Friday, November 19, 2004

Sociology Grad Students to the Rescue.

I really should've paid more attention in my stats classes:

In the nation's first academic study of the Florida 2004 vote, University of California, Berkeley graduate students and a professor have found intriguing evidence that electronic-voting counties there could have mistakenly awarded up to 260,000 votes to President Bush.

The discrepancy, reported Thursday, is insufficient by itself to sway the outcome of the presidential race in Florida, but the UC Berkeley team called on Florida elections officials for an investigation.

--snip--

Frustrated at the lowbrow, data-poor nature of allegations of election fraud flooding the Internet, three Berkeley grad students decided to apply the tools of first-year statistics class.

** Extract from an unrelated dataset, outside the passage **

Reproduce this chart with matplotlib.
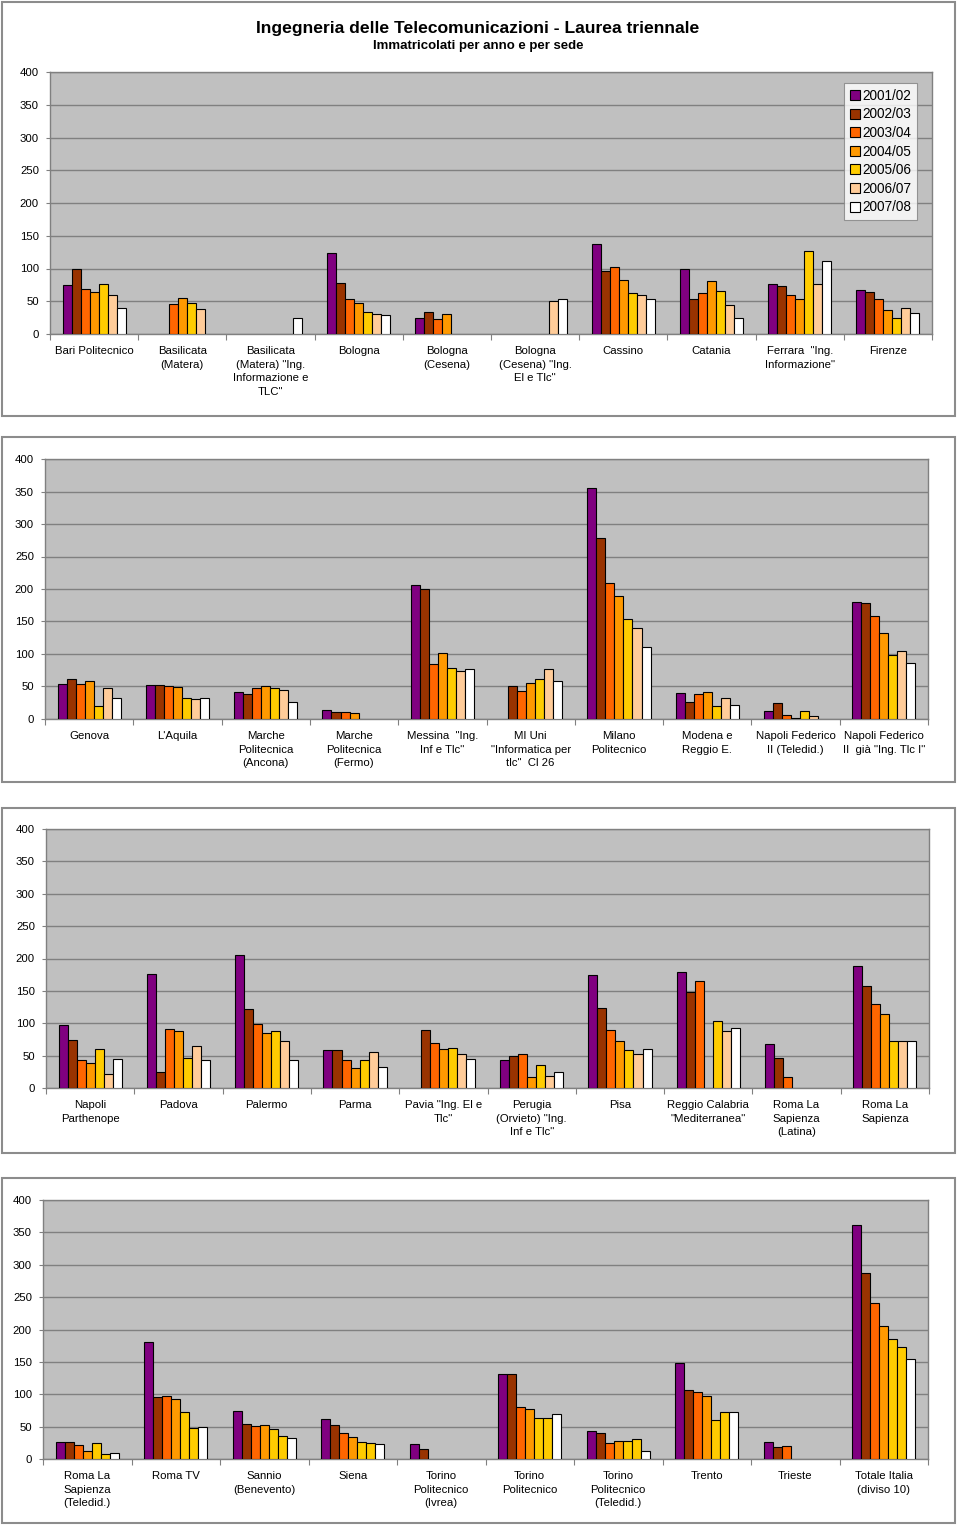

"We decided, well, you might as well test it properly instead of sitting around speculating," said first-year sociology grad student Laura Mangels. She and two colleagues downloaded voting and demographic data, ran them through statistics software and in the first night had results that produced a collective "Wow" among the students, she said.

They shopped their results to faculty and finally to Hout, a well-known skeptic who is chairman of the university's graduate sociology and demography group.

"Seven professors later, nobody's been able to poke a hole in our model," Mangels said. "Our results still hold up."
In more "voter irregularities" news: there's a recount in the works in New Hampshire and another in the works in Ohio, too - thanks to who? Nader in NH, Cobb and Badnarik in Ohio. Third Parties and Sociology Graduate Students: doing the hard work to protect Democratic votes that the DNC won't. (More on Ohio here and here.)